#### Required work
The material below should be written out in full and exactly; pictures stay out of the copy.

#### Information supplied
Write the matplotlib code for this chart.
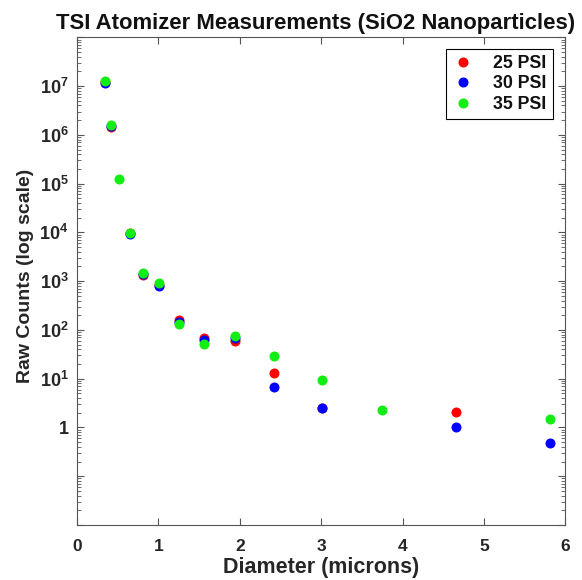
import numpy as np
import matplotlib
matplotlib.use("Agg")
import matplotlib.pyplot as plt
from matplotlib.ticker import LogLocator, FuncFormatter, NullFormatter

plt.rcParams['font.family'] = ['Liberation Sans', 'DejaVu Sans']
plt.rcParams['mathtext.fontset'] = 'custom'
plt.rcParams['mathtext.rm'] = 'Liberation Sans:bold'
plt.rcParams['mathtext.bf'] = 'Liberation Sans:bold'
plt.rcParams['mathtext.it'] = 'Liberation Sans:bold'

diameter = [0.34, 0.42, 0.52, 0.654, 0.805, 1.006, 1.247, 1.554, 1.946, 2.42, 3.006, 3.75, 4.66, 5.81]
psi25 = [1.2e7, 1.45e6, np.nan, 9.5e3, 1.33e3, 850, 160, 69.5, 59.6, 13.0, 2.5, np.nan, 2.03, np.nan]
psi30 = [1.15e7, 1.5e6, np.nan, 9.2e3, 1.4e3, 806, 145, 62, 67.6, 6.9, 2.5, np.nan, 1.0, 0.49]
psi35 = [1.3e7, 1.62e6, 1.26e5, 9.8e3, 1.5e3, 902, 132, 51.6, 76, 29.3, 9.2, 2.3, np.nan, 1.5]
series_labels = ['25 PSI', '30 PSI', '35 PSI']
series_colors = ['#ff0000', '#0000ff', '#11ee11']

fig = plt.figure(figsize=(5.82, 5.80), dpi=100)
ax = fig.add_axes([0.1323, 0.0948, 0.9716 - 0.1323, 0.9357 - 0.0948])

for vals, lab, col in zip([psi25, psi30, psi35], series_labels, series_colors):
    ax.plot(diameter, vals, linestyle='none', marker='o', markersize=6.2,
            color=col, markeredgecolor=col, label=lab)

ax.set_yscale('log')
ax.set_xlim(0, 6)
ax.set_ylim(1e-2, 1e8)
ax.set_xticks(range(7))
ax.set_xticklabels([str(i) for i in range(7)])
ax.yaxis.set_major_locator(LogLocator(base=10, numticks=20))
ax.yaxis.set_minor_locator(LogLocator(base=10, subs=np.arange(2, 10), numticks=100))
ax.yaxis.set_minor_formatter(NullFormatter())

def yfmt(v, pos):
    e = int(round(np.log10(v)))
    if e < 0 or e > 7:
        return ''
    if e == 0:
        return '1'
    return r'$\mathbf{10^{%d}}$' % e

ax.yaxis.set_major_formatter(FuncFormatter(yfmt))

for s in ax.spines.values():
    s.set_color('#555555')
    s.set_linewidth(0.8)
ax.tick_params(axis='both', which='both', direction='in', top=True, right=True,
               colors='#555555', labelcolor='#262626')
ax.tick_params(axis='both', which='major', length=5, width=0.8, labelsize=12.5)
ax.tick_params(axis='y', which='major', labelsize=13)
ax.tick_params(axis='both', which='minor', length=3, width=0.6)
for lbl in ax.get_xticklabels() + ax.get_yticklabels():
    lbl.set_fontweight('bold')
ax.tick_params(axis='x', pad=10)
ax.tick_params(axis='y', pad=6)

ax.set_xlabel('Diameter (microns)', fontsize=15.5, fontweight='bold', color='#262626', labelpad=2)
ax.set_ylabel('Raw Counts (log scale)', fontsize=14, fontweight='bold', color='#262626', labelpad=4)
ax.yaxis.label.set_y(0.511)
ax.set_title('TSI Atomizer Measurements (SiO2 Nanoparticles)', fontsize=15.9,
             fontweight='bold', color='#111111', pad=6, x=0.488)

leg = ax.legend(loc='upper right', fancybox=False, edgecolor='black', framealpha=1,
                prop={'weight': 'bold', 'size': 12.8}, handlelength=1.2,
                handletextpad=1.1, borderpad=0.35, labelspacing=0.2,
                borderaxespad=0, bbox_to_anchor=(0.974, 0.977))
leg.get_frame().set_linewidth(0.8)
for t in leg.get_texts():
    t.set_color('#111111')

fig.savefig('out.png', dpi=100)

#### Answer to the exercise
Write the matplotlib code for this chart.
import numpy as np
import matplotlib
matplotlib.use("Agg")
import matplotlib.pyplot as plt
from matplotlib.ticker import LogLocator, FuncFormatter, NullFormatter

plt.rcParams['font.family'] = ['Liberation Sans', 'DejaVu Sans']
plt.rcParams['mathtext.fontset'] = 'custom'
plt.rcParams['mathtext.rm'] = 'Liberation Sans:bold'
plt.rcParams['mathtext.bf'] = 'Liberation Sans:bold'
plt.rcParams['mathtext.it'] = 'Liberation Sans:bold'

diameter = [0.34, 0.42, 0.52, 0.654, 0.805, 1.006, 1.247, 1.554, 1.946, 2.42, 3.006, 3.75, 4.66, 5.81]
psi25 = [1.2e7, 1.45e6, np.nan, 9.5e3, 1.33e3, 850, 160, 69.5, 59.6, 13.0, 2.5, np.nan, 2.03, np.nan]
psi30 = [1.15e7, 1.5e6, np.nan, 9.2e3, 1.4e3, 806, 145, 62, 67.6, 6.9, 2.5, np.nan, 1.0, 0.49]
psi35 = [1.3e7, 1.62e6, 1.26e5, 9.8e3, 1.5e3, 902, 132, 51.6, 76, 29.3, 9.2, 2.3, np.nan, 1.5]
series_labels = ['25 PSI', '30 PSI', '35 PSI']
series_colors = ['#ff0000', '#0000ff', '#11ee11']

fig = plt.figure(figsize=(5.82, 5.80), dpi=100)
ax = fig.add_axes([0.1323, 0.0948, 0.9716 - 0.1323, 0.9357 - 0.0948])

for vals, lab, col in zip([psi25, psi30, psi35], series_labels, series_colors):
    ax.plot(diameter, vals, linestyle='none', marker='o', markersize=6.2,
            color=col, markeredgecolor=col, label=lab)

ax.set_yscale('log')
ax.set_xlim(0, 6)
ax.set_ylim(1e-2, 1e8)
ax.set_xticks(range(7))
ax.set_xticklabels([str(i) for i in range(7)])
ax.yaxis.set_major_locator(LogLocator(base=10, numticks=20))
ax.yaxis.set_minor_locator(LogLocator(base=10, subs=np.arange(2, 10), numticks=100))
ax.yaxis.set_minor_formatter(NullFormatter())

def yfmt(v, pos):
    e = int(round(np.log10(v)))
    if e < 0 or e > 7:
        return ''
    if e == 0:
        return '1'
    return r'$\mathbf{10^{%d}}$' % e

ax.yaxis.set_major_formatter(FuncFormatter(yfmt))

for s in ax.spines.values():
    s.set_color('#555555')
    s.set_linewidth(0.8)
ax.tick_params(axis='both', which='both', direction='in', top=True, right=True,
               colors='#555555', labelcolor='#262626')
ax.tick_params(axis='both', which='major', length=5, width=0.8, labelsize=12.5)
ax.tick_params(axis='y', which='major', labelsize=13)
ax.tick_params(axis='both', which='minor', length=3, width=0.6)
for lbl in ax.get_xticklabels() + ax.get_yticklabels():
    lbl.set_fontweight('bold')
ax.tick_params(axis='x', pad=10)
ax.tick_params(axis='y', pad=6)

ax.set_xlabel('Diameter (microns)', fontsize=15.5, fontweight='bold', color='#262626', labelpad=2)
ax.set_ylabel('Raw Counts (log scale)', fontsize=14, fontweight='bold', color='#262626', labelpad=4)
ax.yaxis.label.set_y(0.511)
ax.set_title('TSI Atomizer Measurements (SiO2 Nanoparticles)', fontsize=15.9,
             fontweight='bold', color='#111111', pad=6, x=0.488)

leg = ax.legend(loc='upper right', fancybox=False, edgecolor='black', framealpha=1,
                prop={'weight': 'bold', 'size': 12.8}, handlelength=1.2,
                handletextpad=1.1, borderpad=0.35, labelspacing=0.2,
                borderaxespad=0, bbox_to_anchor=(0.974, 0.977))
leg.get_frame().set_linewidth(0.8)
for t in leg.get_texts():
    t.set_color('#111111')

fig.savefig('out.png', dpi=100)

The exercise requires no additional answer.